Barnes & Noble (BKS) is once again looking for a new CEO.
The struggling retailer said on Tuesday that it had terminated Chief Executive Demos Parneros for unspecified “violations” of the company’s policies, ending a 14-month stint at the helm of the largest U.S. bookstore chain. Parneros, who joined Barnes & Noble in late 2016 as operations chief before becoming its fourth CEO in four years a few months later, will not get a severance package and is no longer on its board.
The company said the termination was not related to any disagreement with Parneros over “financial reporting, policies or practices or any potential fraud.” A spokeswoman declined to comment beyond the press release.
Parneros’ departure creates a new period of uncertainty in the company’s corner office: Parneros immediate predecessor Ron Boire was ousted in 2016 after less than a year after the company said he was not a “good fit.” Leonard Riggio, the founder and executive chairman of the company, stepped in for a few months as interim CEO before Parneros’ took the reins. Perneros had previously been a long time employee of Staples (SPLS).
On Parneros’ watch, Barnes & Noble continued to struggle, with comparable sales down 5.4% in the fiscal year ended in late April 2018, despite a stable environment for book sales in the industry. The company lost $125.5 million last fiscal year on sale of $3.67 billion, compared to a profit of $22 million the year before. On his watch, Barnes & Noble’s already depressed shares fell 30%.

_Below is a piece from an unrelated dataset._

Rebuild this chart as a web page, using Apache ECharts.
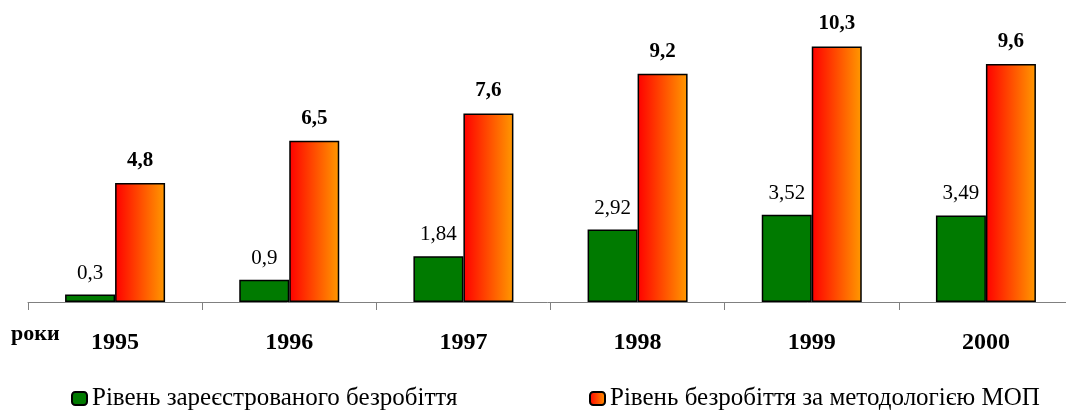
<!DOCTYPE html>
<html>
<head>
<meta charset="utf-8">
<script src="https://cdn.jsdelivr.net/npm/echarts@6/dist/echarts.min.js"></script>
<style>
  html, body { margin: 0; padding: 0; background: #fff; }
  #chart { width: 1066px; height: 410px; }
</style>
</head>
<body>
<div id="chart"></div>
<script>
  // data
  const years = ['1995', '1996', '1997', '1998', '1999', '2000'];
  const registered = [0.3, 0.9, 1.84, 2.92, 3.52, 3.49];
  const ilo = [4.8, 6.5, 7.6, 9.2, 10.3, 9.6];
  const seriesNames = ['Рівень зареєстрованого безробіття', 'Рівень безробіття за методологією МОП'];

  const fmt = v => String(v).replace('.', ',');
  const serif = 'Liberation Serif';

  const orangeGrad = new echarts.graphic.LinearGradient(0, 0, 1, 0, [
    { offset: 0, color: '#ff0000' },
    { offset: 1, color: '#ff9900' }
  ]);

  const legendBase = {
    top: 381, itemWidth: 15, itemHeight: 13, itemGap: 0,
    selectedMode: false,
    textStyle: { fontFamily: serif, fontSize: 25, color: '#000' }
  };

  const chart = echarts.init(document.getElementById('chart'));
  chart.setOption({
    animation: false,
    textStyle: { fontFamily: serif },
    grid: { left: 28, width: 1045, top: 4.4, bottom: 108, containLabel: false, outerBoundsMode: 'none' },
    xAxis: {
      type: 'category',
      data: years,
      axisLine: { lineStyle: { color: '#808080', width: 1 } },
      axisTick: { show: true, length: 8, lineStyle: { color: '#808080' } },
      axisLabel: { color: '#000', fontWeight: 'bold', fontSize: 24, fontFamily: serif, margin: 29 }
    },
    yAxis: {
      type: 'value', min: 0, max: 12,
      show: false,
      splitLine: { show: false }
    },
    legend: [
      Object.assign({ data: [seriesNames[0]], left: 66 }, legendBase),
      Object.assign({ data: [seriesNames[1]], left: 584 }, legendBase)
    ],
    graphic: [
      {
        type: 'text', left: 11, top: 323,
        style: { text: 'роки', font: 'bold 22px "Liberation Serif"', fill: '#000' }
      }
    ],
    series: [
      {
        name: seriesNames[0],
        type: 'bar',
        data: registered,
        barWidth: 50,
        barGap: '0%',
        itemStyle: { color: '#007a00', borderColor: '#000', borderWidth: 1.5 },
        label: {
          show: true, position: 'top', distance: 11,
          formatter: p => fmt(p.value),
          fontFamily: serif, fontSize: 21, color: '#000'
        }
      },
      {
        name: seriesNames[1],
        type: 'bar',
        data: ilo,
        barWidth: 50,
        itemStyle: { color: orangeGrad, borderColor: '#000', borderWidth: 1.5 },
        label: {
          show: true, position: 'top', distance: 12,
          formatter: p => fmt(p.value),
          fontFamily: serif, fontSize: 21, fontWeight: 'bold', color: '#000'
        }
      }
    ]
  });
</script>
</body>
</html>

Parneros had plans to gradually update Barnes & Noble’s 630-store fleet with smaller stores and more cafes. But while the test stores with cafes and alcohol have shown promise, they are too few in number to move the needle quickly. In late 2017, Barnes & Noble said it would exit some gift and toy products, and focus more on its core bookselling business. At the same time, Barnes & Noble struggled to get book buyers to shop on its web site, with Amazon.com (AMZN) dominating digital bookselling. What’s more, Amazon has begun to build out a few bookstores of its own.
The company said that until a new CEO is named, it will be run by an “office of the CEO” made up of finance chief Allen Lindstrom, chief merchant Tim Mantel, and head of stores Carl Hauch. Riggio will also be involved, the company said. Until such time, there are “no changes in its goals or objectives are planned,” Barnes & Noble said.
Barnes & Noble’s decision to fire Parneros action was taken by the company’s board of directors, which was were advised by the law firm Paul, Weiss, Rifkind, Wharton & Garrison LLP.